● **Goal of the exercise**
Everything from the line containing "What TikZ code" through the line containing "(226 and 210);" must be written out exactly, and nothing more; leave any pictures out.

● **Supplied information**
============

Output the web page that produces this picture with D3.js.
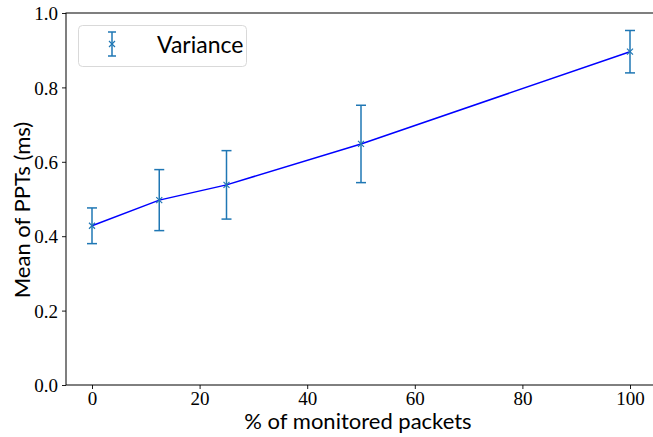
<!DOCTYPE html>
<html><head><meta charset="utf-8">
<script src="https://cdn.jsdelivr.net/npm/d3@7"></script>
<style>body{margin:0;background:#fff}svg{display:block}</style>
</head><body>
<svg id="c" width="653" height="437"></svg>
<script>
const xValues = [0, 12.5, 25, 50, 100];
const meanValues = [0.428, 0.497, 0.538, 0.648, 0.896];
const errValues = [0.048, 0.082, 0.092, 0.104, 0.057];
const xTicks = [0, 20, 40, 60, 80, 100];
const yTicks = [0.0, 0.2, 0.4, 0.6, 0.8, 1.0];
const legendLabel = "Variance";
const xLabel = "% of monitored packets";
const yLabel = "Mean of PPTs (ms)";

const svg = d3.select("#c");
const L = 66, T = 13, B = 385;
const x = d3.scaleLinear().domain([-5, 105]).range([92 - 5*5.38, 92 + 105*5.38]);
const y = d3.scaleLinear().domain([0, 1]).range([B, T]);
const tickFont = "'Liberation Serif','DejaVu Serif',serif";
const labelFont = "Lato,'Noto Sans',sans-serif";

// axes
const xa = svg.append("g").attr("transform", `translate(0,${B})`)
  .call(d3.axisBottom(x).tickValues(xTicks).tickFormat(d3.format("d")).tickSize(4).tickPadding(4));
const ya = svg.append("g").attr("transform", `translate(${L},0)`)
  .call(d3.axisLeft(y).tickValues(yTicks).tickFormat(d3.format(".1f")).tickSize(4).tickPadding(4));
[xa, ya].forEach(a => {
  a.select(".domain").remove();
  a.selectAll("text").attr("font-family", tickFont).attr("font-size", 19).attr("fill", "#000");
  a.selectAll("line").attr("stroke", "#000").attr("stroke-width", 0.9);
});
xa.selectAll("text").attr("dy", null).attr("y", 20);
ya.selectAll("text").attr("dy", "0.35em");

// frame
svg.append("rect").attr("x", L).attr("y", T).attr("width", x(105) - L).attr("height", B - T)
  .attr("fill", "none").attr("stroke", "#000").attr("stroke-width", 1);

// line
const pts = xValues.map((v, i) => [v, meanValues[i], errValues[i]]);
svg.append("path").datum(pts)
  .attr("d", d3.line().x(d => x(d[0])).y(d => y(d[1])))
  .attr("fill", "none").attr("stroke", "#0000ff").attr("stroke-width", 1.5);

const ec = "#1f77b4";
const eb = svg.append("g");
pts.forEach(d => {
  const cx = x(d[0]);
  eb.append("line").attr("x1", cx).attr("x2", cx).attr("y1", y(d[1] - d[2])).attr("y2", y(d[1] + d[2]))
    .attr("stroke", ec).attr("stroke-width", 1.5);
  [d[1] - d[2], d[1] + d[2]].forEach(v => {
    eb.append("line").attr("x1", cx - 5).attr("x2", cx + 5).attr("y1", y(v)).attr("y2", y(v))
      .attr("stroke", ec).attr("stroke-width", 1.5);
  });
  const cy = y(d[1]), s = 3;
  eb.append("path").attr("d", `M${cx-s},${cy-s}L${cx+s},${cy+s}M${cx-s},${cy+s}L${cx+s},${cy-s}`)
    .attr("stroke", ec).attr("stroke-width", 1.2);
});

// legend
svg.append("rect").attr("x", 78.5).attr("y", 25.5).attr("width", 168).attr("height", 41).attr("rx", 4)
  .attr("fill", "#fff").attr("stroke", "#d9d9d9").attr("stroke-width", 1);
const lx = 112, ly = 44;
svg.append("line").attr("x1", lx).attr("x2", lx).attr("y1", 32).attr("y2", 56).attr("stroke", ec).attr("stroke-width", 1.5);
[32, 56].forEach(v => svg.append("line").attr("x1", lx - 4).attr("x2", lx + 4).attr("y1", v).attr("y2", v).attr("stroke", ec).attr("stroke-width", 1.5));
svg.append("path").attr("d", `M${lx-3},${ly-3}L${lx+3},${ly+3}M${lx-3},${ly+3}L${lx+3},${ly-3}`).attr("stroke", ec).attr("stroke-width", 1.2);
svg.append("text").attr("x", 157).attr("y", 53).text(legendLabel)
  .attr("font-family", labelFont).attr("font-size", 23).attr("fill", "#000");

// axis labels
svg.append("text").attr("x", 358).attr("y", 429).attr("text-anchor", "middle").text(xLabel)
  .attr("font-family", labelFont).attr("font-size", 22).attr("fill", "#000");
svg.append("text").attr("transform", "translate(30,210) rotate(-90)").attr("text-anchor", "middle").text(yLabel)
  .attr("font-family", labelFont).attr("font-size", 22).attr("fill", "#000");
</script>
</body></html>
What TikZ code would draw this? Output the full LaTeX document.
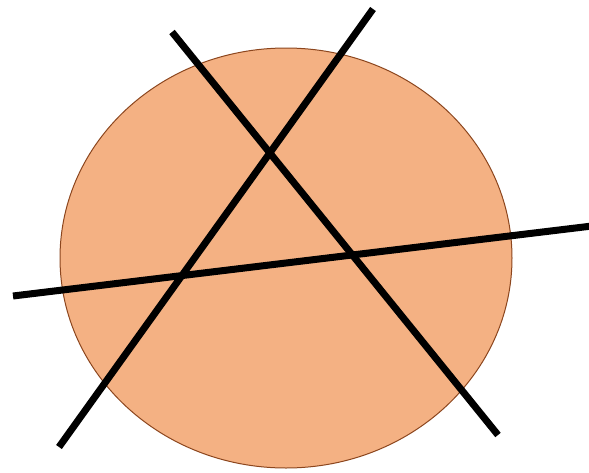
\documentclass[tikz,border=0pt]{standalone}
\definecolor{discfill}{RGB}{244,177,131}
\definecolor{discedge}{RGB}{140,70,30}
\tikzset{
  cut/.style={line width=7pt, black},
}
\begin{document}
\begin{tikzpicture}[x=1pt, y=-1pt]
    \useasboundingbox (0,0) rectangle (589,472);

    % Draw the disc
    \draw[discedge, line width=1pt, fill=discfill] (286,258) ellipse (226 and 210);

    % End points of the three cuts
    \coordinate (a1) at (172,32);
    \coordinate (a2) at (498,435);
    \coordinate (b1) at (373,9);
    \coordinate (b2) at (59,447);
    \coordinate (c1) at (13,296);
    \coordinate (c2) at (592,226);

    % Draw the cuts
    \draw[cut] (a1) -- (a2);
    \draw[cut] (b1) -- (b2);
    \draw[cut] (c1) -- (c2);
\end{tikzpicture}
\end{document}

============

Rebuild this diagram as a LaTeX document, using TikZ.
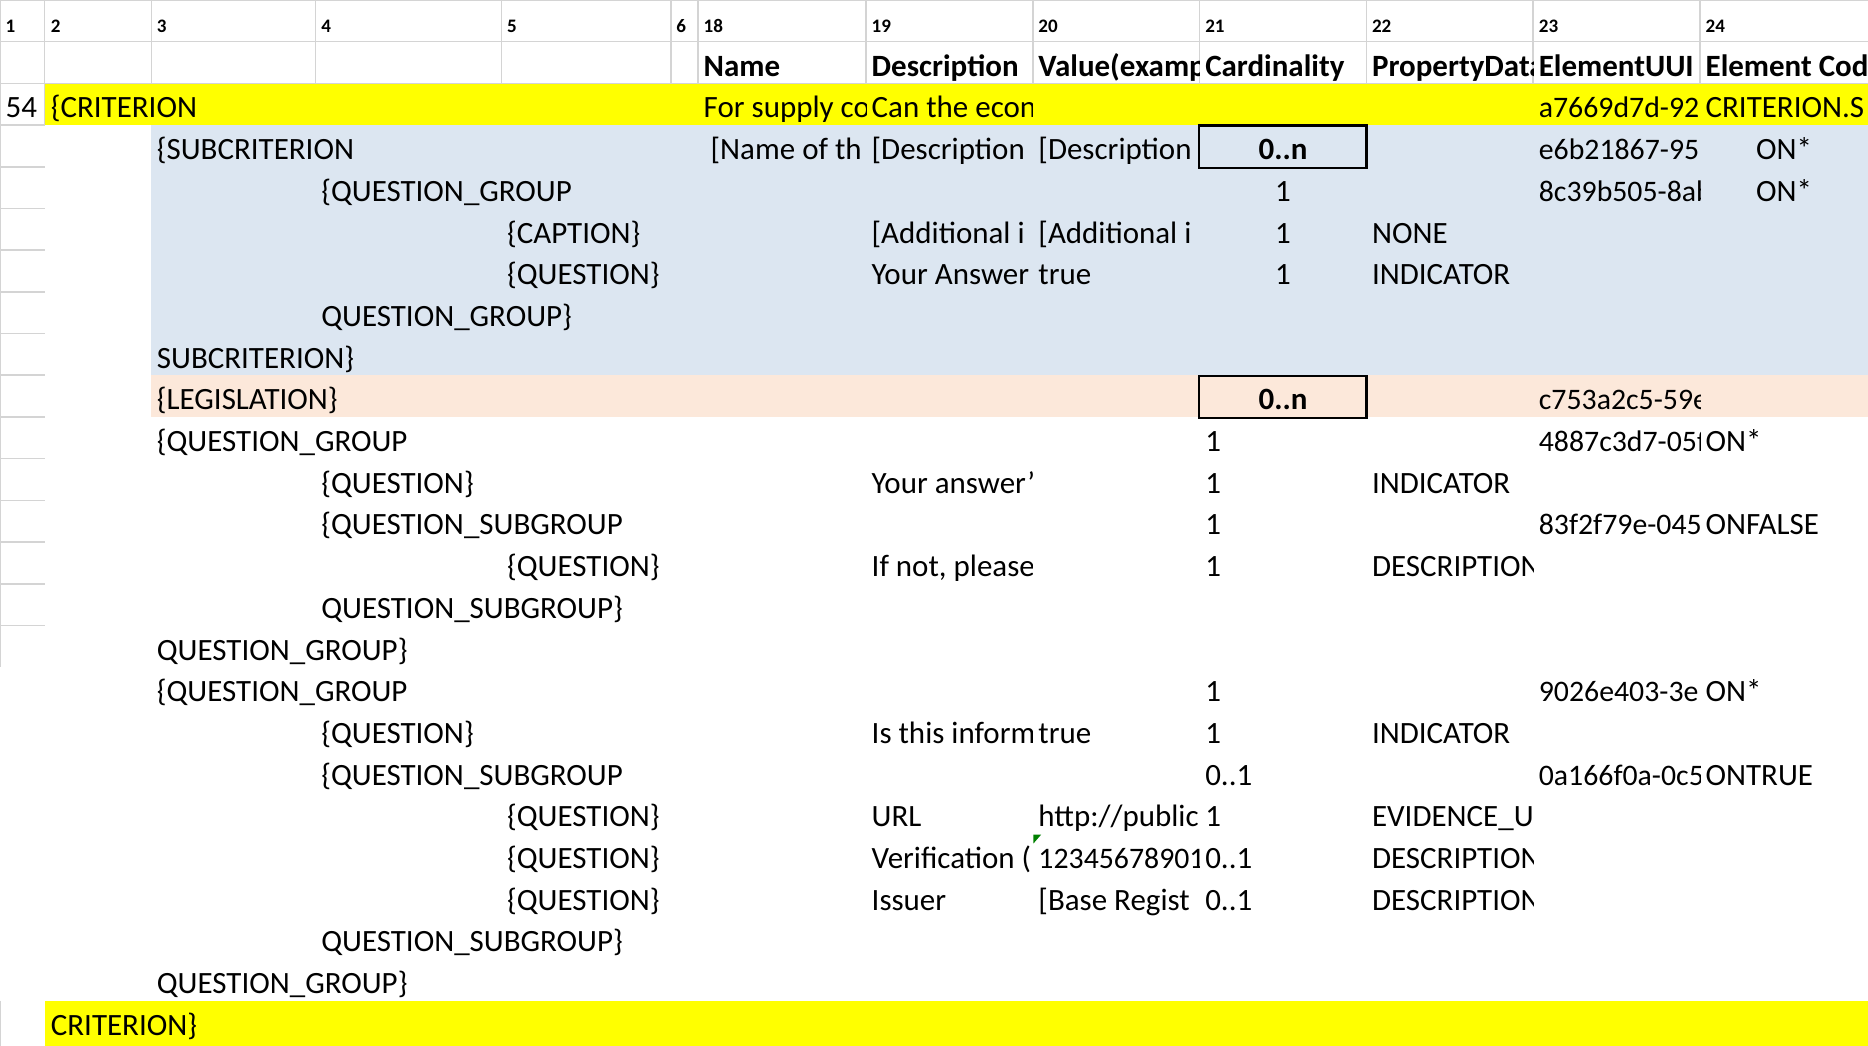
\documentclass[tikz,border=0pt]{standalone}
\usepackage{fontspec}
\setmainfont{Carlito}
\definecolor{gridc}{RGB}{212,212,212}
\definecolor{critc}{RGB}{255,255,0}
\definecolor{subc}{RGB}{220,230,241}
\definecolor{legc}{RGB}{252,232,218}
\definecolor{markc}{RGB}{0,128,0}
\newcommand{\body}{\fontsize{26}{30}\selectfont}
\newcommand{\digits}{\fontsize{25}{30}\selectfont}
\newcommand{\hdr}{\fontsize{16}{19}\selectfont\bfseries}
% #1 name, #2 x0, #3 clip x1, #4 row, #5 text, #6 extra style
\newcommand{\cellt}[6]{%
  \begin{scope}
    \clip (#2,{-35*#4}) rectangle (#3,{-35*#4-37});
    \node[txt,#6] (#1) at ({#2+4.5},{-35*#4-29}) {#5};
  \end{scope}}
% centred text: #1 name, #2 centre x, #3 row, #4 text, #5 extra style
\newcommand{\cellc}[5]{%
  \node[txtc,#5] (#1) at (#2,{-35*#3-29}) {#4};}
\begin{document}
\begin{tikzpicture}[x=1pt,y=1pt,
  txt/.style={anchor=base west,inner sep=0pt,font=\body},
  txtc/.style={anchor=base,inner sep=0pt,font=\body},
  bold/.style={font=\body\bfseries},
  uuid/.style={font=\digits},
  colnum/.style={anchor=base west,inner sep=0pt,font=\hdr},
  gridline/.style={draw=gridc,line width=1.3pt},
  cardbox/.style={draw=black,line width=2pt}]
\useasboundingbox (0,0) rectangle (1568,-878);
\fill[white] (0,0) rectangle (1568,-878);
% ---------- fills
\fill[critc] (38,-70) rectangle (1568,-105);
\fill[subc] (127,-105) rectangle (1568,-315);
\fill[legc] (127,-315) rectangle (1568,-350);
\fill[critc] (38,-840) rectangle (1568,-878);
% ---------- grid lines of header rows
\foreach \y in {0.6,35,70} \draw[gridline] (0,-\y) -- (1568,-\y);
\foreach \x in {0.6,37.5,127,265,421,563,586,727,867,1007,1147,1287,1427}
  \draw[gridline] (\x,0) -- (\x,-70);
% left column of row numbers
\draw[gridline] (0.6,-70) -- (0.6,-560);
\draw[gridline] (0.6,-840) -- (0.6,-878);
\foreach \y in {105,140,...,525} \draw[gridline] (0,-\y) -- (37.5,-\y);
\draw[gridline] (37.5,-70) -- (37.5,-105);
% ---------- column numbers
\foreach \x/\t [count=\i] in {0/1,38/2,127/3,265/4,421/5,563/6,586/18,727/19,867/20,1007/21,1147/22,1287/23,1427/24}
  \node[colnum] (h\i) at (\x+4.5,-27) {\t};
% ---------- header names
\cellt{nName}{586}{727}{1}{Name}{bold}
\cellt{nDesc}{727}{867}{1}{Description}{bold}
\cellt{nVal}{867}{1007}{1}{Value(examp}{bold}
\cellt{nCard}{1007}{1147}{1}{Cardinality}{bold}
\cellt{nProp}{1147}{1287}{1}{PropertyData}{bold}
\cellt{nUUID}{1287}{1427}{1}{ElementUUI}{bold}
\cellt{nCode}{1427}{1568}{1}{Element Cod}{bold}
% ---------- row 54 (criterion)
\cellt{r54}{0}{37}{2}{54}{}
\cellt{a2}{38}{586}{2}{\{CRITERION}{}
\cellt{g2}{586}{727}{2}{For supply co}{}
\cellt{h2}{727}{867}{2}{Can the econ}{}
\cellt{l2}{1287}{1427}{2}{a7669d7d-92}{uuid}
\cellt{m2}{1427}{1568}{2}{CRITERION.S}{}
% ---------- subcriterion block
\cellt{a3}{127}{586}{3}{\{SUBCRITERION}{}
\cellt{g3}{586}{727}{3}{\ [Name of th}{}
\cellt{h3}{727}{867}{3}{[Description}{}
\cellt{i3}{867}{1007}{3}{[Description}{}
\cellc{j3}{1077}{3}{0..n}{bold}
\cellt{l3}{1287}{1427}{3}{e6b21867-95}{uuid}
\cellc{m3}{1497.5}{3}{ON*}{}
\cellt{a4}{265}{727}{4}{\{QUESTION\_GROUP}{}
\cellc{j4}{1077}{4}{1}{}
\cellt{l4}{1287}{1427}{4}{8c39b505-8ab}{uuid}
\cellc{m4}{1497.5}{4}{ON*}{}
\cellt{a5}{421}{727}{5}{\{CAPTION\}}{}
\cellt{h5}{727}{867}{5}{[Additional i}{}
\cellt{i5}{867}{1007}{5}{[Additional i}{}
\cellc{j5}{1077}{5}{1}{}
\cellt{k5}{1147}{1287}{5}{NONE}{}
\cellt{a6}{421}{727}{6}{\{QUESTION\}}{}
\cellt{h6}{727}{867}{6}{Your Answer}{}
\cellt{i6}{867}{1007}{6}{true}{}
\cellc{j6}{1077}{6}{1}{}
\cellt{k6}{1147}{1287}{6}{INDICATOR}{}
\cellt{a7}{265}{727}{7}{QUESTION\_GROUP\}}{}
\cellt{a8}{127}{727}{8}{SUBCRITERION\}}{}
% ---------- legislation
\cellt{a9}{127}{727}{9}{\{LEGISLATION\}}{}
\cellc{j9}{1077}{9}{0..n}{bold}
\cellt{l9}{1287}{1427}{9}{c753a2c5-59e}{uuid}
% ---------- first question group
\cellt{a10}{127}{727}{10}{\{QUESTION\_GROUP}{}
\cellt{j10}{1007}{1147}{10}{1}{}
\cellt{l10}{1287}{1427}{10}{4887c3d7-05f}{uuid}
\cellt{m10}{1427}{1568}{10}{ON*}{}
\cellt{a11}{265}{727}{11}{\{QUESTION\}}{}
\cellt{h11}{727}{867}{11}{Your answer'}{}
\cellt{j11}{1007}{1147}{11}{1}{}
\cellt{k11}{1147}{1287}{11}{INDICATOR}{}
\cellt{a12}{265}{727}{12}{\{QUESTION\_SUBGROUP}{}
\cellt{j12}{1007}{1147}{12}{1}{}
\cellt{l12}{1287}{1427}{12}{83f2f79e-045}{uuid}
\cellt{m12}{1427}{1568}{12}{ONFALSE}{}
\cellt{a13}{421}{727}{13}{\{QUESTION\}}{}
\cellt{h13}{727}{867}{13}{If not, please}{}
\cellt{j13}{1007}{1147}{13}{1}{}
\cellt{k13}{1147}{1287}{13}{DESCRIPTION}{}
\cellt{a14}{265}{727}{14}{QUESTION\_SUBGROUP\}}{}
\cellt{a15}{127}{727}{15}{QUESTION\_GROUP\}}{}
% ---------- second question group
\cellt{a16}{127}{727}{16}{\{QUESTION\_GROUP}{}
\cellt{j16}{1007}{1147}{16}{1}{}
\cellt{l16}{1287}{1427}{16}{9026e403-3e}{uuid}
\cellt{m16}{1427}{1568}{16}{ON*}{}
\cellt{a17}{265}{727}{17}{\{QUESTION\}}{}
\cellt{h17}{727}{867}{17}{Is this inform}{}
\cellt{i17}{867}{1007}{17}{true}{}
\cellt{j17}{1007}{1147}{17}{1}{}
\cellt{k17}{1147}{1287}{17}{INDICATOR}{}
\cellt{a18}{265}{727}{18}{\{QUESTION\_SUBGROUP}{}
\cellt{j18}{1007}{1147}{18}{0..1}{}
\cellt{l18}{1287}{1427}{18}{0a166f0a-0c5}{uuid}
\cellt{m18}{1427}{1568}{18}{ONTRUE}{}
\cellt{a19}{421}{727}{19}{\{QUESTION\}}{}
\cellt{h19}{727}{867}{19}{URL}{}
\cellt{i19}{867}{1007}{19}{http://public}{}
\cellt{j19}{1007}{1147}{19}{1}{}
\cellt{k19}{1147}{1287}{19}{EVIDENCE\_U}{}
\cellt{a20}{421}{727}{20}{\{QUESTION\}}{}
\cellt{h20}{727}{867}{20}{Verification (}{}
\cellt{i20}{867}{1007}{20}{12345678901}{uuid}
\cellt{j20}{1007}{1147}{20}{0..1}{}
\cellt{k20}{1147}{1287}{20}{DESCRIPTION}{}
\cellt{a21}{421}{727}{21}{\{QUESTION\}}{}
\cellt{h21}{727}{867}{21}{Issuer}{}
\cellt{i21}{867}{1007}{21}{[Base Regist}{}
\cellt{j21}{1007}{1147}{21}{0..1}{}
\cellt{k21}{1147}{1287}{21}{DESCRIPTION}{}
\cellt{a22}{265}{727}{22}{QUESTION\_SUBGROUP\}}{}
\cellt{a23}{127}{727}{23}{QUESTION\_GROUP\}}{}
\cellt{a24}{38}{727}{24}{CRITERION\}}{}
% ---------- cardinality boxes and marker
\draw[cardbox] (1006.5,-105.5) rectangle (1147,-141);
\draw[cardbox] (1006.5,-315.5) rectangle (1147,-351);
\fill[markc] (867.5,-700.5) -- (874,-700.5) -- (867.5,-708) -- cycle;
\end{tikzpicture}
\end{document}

============

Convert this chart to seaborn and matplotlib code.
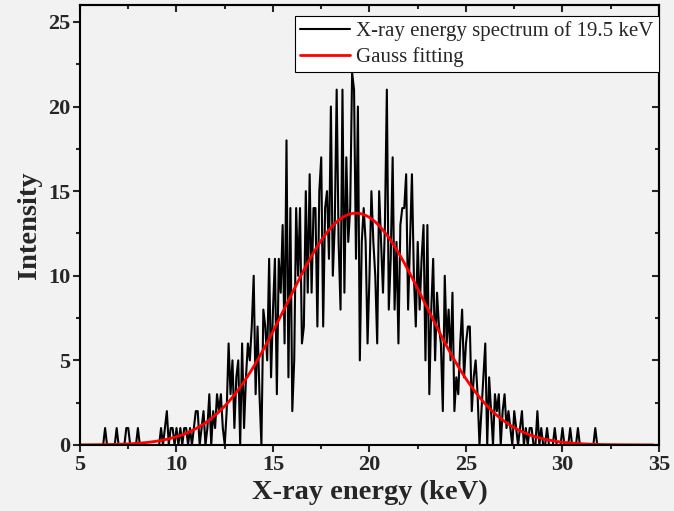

============

● **Written reply**
What TikZ code would draw this? Output the full LaTeX document.
\documentclass[tikz,border=0pt]{standalone}
\definecolor{discfill}{RGB}{244,177,131}
\definecolor{discedge}{RGB}{140,70,30}
\tikzset{
  cut/.style={line width=7pt, black},
}
\begin{document}
\begin{tikzpicture}[x=1pt, y=-1pt]
    \useasboundingbox (0,0) rectangle (589,472);

    % Draw the disc
    \draw[discedge, line width=1pt, fill=discfill] (286,258) ellipse (226 and 210);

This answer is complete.